[Charts and diagrams as code]
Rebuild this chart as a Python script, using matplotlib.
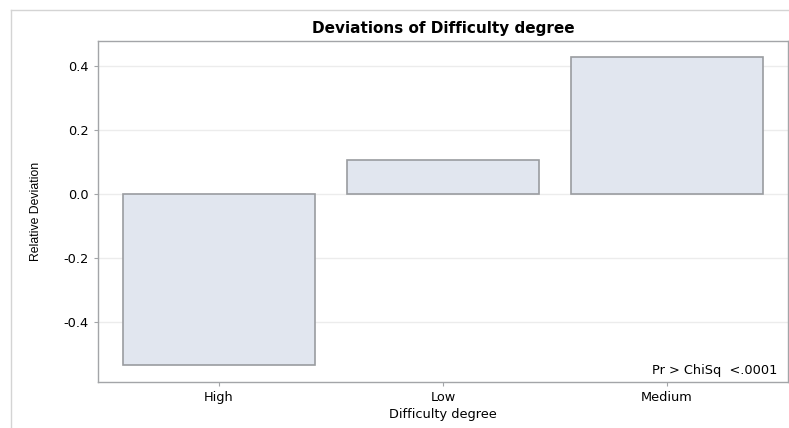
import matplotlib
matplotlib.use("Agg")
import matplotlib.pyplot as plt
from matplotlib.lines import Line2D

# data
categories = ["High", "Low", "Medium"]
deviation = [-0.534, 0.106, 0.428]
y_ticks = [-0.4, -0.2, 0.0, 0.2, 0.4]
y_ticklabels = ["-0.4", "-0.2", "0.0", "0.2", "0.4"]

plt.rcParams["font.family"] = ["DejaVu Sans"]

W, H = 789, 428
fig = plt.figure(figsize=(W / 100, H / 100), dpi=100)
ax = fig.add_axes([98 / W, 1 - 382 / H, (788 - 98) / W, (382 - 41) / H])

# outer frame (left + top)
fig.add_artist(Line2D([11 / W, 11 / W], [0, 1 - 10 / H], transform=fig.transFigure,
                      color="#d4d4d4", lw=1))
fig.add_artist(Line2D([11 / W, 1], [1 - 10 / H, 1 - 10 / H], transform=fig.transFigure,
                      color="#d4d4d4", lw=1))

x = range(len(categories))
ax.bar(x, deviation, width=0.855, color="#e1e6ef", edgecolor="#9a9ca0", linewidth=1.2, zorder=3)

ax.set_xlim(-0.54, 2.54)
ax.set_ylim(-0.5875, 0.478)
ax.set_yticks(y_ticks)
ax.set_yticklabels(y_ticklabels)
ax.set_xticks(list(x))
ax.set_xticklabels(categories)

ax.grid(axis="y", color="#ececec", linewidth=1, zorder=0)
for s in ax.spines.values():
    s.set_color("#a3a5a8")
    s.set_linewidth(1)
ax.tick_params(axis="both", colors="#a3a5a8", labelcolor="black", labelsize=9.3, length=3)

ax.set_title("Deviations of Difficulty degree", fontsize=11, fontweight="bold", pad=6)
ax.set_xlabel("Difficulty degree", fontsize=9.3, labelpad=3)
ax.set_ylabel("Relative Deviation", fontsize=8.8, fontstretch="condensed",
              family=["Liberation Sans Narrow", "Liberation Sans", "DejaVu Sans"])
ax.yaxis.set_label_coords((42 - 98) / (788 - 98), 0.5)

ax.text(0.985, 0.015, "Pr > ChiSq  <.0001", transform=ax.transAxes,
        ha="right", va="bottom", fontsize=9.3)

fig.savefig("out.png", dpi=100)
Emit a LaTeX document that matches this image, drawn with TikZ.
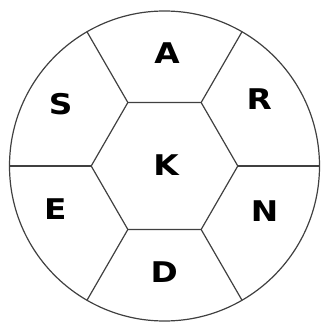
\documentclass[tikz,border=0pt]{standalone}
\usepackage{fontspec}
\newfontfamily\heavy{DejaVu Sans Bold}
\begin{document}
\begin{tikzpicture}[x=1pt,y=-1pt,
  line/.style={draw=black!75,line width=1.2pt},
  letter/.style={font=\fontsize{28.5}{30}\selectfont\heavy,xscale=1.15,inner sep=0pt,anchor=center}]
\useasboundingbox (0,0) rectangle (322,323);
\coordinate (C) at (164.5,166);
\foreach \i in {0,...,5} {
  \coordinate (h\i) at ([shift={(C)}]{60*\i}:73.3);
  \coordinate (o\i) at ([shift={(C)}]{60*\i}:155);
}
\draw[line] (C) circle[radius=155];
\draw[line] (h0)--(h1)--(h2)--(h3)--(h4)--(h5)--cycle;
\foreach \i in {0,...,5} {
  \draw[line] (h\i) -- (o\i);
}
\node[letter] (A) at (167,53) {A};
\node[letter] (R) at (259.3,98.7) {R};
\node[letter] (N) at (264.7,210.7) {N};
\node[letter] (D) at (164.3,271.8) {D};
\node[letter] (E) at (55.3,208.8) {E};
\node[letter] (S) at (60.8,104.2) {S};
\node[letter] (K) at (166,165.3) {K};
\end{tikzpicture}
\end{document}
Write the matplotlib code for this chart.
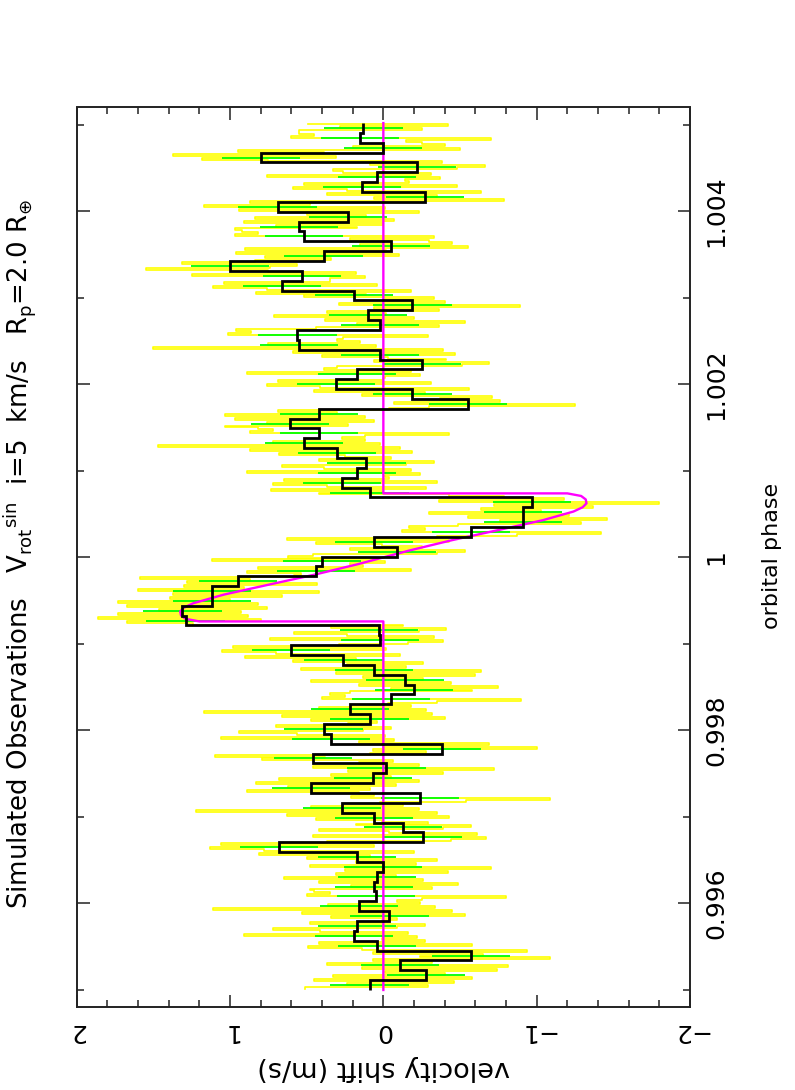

▸ **Given request**
All of the material above is to be copied exactly, except for its images.

▸ **In response**
Rebuild this chart as a Python script, using matplotlib.
import matplotlib
matplotlib.use("Agg")
import matplotlib.pyplot as plt
from matplotlib.lines import Line2D

# data
categories = ["High", "Low", "Medium"]
deviation = [-0.534, 0.106, 0.428]
y_ticks = [-0.4, -0.2, 0.0, 0.2, 0.4]
y_ticklabels = ["-0.4", "-0.2", "0.0", "0.2", "0.4"]

plt.rcParams["font.family"] = ["DejaVu Sans"]

W, H = 789, 428
fig = plt.figure(figsize=(W / 100, H / 100), dpi=100)
ax = fig.add_axes([98 / W, 1 - 382 / H, (788 - 98) / W, (382 - 41) / H])

# outer frame (left + top)
fig.add_artist(Line2D([11 / W, 11 / W], [0, 1 - 10 / H], transform=fig.transFigure,
                      color="#d4d4d4", lw=1))
fig.add_artist(Line2D([11 / W, 1], [1 - 10 / H, 1 - 10 / H], transform=fig.transFigure,
                      color="#d4d4d4", lw=1))

x = range(len(categories))
ax.bar(x, deviation, width=0.855, color="#e1e6ef", edgecolor="#9a9ca0", linewidth=1.2, zorder=3)

ax.set_xlim(-0.54, 2.54)
ax.set_ylim(-0.5875, 0.478)
ax.set_yticks(y_ticks)
ax.set_yticklabels(y_ticklabels)
ax.set_xticks(list(x))
ax.set_xticklabels(categories)

ax.grid(axis="y", color="#ececec", linewidth=1, zorder=0)
for s in ax.spines.values():
    s.set_color("#a3a5a8")
    s.set_linewidth(1)
ax.tick_params(axis="both", colors="#a3a5a8", labelcolor="black", labelsize=9.3, length=3)

ax.set_title("Deviations of Difficulty degree", fontsize=11, fontweight="bold", pad=6)
ax.set_xlabel("Difficulty degree", fontsize=9.3, labelpad=3)
ax.set_ylabel("Relative Deviation", fontsize=8.8, fontstretch="condensed",
              family=["Liberation Sans Narrow", "Liberation Sans", "DejaVu Sans"])
ax.yaxis.set_label_coords((42 - 98) / (788 - 98), 0.5)

ax.text(0.985, 0.015, "Pr > ChiSq  <.0001", transform=ax.transAxes,
        ha="right", va="bottom", fontsize=9.3)

fig.savefig("out.png", dpi=100)
Emit a LaTeX document that matches this image, drawn with TikZ.
\documentclass[tikz,border=0pt]{standalone}
\usepackage{fontspec}
\newfontfamily\heavy{DejaVu Sans Bold}
\begin{document}
\begin{tikzpicture}[x=1pt,y=-1pt,
  line/.style={draw=black!75,line width=1.2pt},
  letter/.style={font=\fontsize{28.5}{30}\selectfont\heavy,xscale=1.15,inner sep=0pt,anchor=center}]
\useasboundingbox (0,0) rectangle (322,323);
\coordinate (C) at (164.5,166);
\foreach \i in {0,...,5} {
  \coordinate (h\i) at ([shift={(C)}]{60*\i}:73.3);
  \coordinate (o\i) at ([shift={(C)}]{60*\i}:155);
}
\draw[line] (C) circle[radius=155];
\draw[line] (h0)--(h1)--(h2)--(h3)--(h4)--(h5)--cycle;
\foreach \i in {0,...,5} {
  \draw[line] (h\i) -- (o\i);
}
\node[letter] (A) at (167,53) {A};
\node[letter] (R) at (259.3,98.7) {R};
\node[letter] (N) at (264.7,210.7) {N};
\node[letter] (D) at (164.3,271.8) {D};
\node[letter] (E) at (55.3,208.8) {E};
\node[letter] (S) at (60.8,104.2) {S};
\node[letter] (K) at (166,165.3) {K};
\end{tikzpicture}
\end{document}
Write the matplotlib code for this chart.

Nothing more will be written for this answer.